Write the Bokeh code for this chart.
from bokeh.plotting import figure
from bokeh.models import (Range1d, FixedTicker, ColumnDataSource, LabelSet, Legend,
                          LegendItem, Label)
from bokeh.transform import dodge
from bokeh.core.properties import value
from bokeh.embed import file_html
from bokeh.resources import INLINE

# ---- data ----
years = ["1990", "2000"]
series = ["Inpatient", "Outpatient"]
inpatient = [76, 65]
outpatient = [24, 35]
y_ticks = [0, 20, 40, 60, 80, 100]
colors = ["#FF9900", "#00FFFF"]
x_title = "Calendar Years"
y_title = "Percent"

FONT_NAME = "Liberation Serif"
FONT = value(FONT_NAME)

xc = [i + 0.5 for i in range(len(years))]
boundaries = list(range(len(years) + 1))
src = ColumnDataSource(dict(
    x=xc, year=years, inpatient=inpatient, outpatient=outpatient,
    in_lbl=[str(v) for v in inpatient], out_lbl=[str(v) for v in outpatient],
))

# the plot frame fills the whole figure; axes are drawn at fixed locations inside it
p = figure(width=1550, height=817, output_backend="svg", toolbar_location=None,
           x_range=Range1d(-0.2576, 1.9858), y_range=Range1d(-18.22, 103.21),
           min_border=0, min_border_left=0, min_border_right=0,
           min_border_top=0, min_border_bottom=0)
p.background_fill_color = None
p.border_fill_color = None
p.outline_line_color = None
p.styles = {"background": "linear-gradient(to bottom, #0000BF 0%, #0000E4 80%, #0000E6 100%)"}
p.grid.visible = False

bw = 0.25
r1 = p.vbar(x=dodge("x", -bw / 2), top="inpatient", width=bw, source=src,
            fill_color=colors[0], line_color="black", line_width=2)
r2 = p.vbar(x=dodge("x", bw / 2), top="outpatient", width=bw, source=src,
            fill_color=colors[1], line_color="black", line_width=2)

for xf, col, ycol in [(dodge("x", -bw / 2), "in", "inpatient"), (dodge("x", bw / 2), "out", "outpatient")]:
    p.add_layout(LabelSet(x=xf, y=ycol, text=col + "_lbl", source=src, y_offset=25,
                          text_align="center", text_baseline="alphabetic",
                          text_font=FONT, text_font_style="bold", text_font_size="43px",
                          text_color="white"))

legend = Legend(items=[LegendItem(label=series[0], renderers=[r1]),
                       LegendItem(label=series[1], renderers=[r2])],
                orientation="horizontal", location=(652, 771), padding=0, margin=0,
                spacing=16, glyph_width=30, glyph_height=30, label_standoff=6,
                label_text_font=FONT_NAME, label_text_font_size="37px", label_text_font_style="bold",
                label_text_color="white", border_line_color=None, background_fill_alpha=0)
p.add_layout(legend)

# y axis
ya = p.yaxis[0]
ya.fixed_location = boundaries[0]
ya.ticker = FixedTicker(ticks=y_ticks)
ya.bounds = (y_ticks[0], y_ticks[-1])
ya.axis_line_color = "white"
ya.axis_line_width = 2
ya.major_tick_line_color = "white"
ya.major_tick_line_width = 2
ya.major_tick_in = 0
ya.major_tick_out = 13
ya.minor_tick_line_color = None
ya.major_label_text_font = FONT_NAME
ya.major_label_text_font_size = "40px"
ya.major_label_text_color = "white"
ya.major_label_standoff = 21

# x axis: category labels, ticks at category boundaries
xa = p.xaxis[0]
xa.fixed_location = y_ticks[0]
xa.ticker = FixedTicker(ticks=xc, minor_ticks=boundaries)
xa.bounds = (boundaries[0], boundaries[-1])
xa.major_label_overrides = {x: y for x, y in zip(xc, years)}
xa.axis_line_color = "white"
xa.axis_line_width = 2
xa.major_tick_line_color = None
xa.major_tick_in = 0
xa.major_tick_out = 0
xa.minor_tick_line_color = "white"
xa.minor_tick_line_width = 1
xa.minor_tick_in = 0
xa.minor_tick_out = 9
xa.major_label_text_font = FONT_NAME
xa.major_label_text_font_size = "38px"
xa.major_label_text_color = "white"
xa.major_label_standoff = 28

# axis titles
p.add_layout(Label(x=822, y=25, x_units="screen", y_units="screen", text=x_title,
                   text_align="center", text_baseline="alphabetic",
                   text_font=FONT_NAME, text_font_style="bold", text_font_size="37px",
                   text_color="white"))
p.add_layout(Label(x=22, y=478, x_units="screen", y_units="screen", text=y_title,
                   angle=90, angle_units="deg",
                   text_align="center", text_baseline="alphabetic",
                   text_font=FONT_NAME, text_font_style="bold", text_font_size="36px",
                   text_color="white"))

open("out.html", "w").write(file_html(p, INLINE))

========================================

Each line of the listing should be copied exactly.

SOLUTION
Write the Bokeh code for this chart.
from bokeh.plotting import figure
from bokeh.models import (Range1d, FixedTicker, ColumnDataSource, LabelSet, Legend,
                          LegendItem, Label)
from bokeh.transform import dodge
from bokeh.core.properties import value
from bokeh.embed import file_html
from bokeh.resources import INLINE

# ---- data ----
years = ["1990", "2000"]
series = ["Inpatient", "Outpatient"]
inpatient = [76, 65]
outpatient = [24, 35]
y_ticks = [0, 20, 40, 60, 80, 100]
colors = ["#FF9900", "#00FFFF"]
x_title = "Calendar Years"
y_title = "Percent"

FONT_NAME = "Liberation Serif"
FONT = value(FONT_NAME)

xc = [i + 0.5 for i in range(len(years))]
boundaries = list(range(len(years) + 1))
src = ColumnDataSource(dict(
    x=xc, year=years, inpatient=inpatient, outpatient=outpatient,
    in_lbl=[str(v) for v in inpatient], out_lbl=[str(v) for v in outpatient],
))

# the plot frame fills the whole figure; axes are drawn at fixed locations inside it
p = figure(width=1550, height=817, output_backend="svg", toolbar_location=None,
           x_range=Range1d(-0.2576, 1.9858), y_range=Range1d(-18.22, 103.21),
           min_border=0, min_border_left=0, min_border_right=0,
           min_border_top=0, min_border_bottom=0)
p.background_fill_color = None
p.border_fill_color = None
p.outline_line_color = None
p.styles = {"background": "linear-gradient(to bottom, #0000BF 0%, #0000E4 80%, #0000E6 100%)"}
p.grid.visible = False

bw = 0.25
r1 = p.vbar(x=dodge("x", -bw / 2), top="inpatient", width=bw, source=src,
            fill_color=colors[0], line_color="black", line_width=2)
r2 = p.vbar(x=dodge("x", bw / 2), top="outpatient", width=bw, source=src,
            fill_color=colors[1], line_color="black", line_width=2)

for xf, col, ycol in [(dodge("x", -bw / 2), "in", "inpatient"), (dodge("x", bw / 2), "out", "outpatient")]:
    p.add_layout(LabelSet(x=xf, y=ycol, text=col + "_lbl", source=src, y_offset=25,
                          text_align="center", text_baseline="alphabetic",
                          text_font=FONT, text_font_style="bold", text_font_size="43px",
                          text_color="white"))

legend = Legend(items=[LegendItem(label=series[0], renderers=[r1]),
                       LegendItem(label=series[1], renderers=[r2])],
                orientation="horizontal", location=(652, 771), padding=0, margin=0,
                spacing=16, glyph_width=30, glyph_height=30, label_standoff=6,
                label_text_font=FONT_NAME, label_text_font_size="37px", label_text_font_style="bold",
                label_text_color="white", border_line_color=None, background_fill_alpha=0)
p.add_layout(legend)

# y axis
ya = p.yaxis[0]
ya.fixed_location = boundaries[0]
ya.ticker = FixedTicker(ticks=y_ticks)
ya.bounds = (y_ticks[0], y_ticks[-1])
ya.axis_line_color = "white"
ya.axis_line_width = 2
ya.major_tick_line_color = "white"
ya.major_tick_line_width = 2
ya.major_tick_in = 0
ya.major_tick_out = 13
ya.minor_tick_line_color = None
ya.major_label_text_font = FONT_NAME
ya.major_label_text_font_size = "40px"
ya.major_label_text_color = "white"
ya.major_label_standoff = 21

# x axis: category labels, ticks at category boundaries
xa = p.xaxis[0]
xa.fixed_location = y_ticks[0]
xa.ticker = FixedTicker(ticks=xc, minor_ticks=boundaries)
xa.bounds = (boundaries[0], boundaries[-1])
xa.major_label_overrides = {x: y for x, y in zip(xc, years)}
xa.axis_line_color = "white"
xa.axis_line_width = 2
xa.major_tick_line_color = None
xa.major_tick_in = 0
xa.major_tick_out = 0
xa.minor_tick_line_color = "white"
xa.minor_tick_line_width = 1
xa.minor_tick_in = 0
xa.minor_tick_out = 9
xa.major_label_text_font = FONT_NAME
xa.major_label_text_font_size = "38px"
xa.major_label_text_color = "white"
xa.major_label_standoff = 28

# axis titles
p.add_layout(Label(x=822, y=25, x_units="screen", y_units="screen", text=x_title,
                   text_align="center", text_baseline="alphabetic",
                   text_font=FONT_NAME, text_font_style="bold", text_font_size="37px",
                   text_color="white"))
p.add_layout(Label(x=22, y=478, x_units="screen", y_units="screen", text=y_title,
                   angle=90, angle_units="deg",
                   text_align="center", text_baseline="alphabetic",
                   text_font=FONT_NAME, text_font_style="bold", text_font_size="36px",
                   text_color="white"))

open("out.html", "w").write(file_html(p, INLINE))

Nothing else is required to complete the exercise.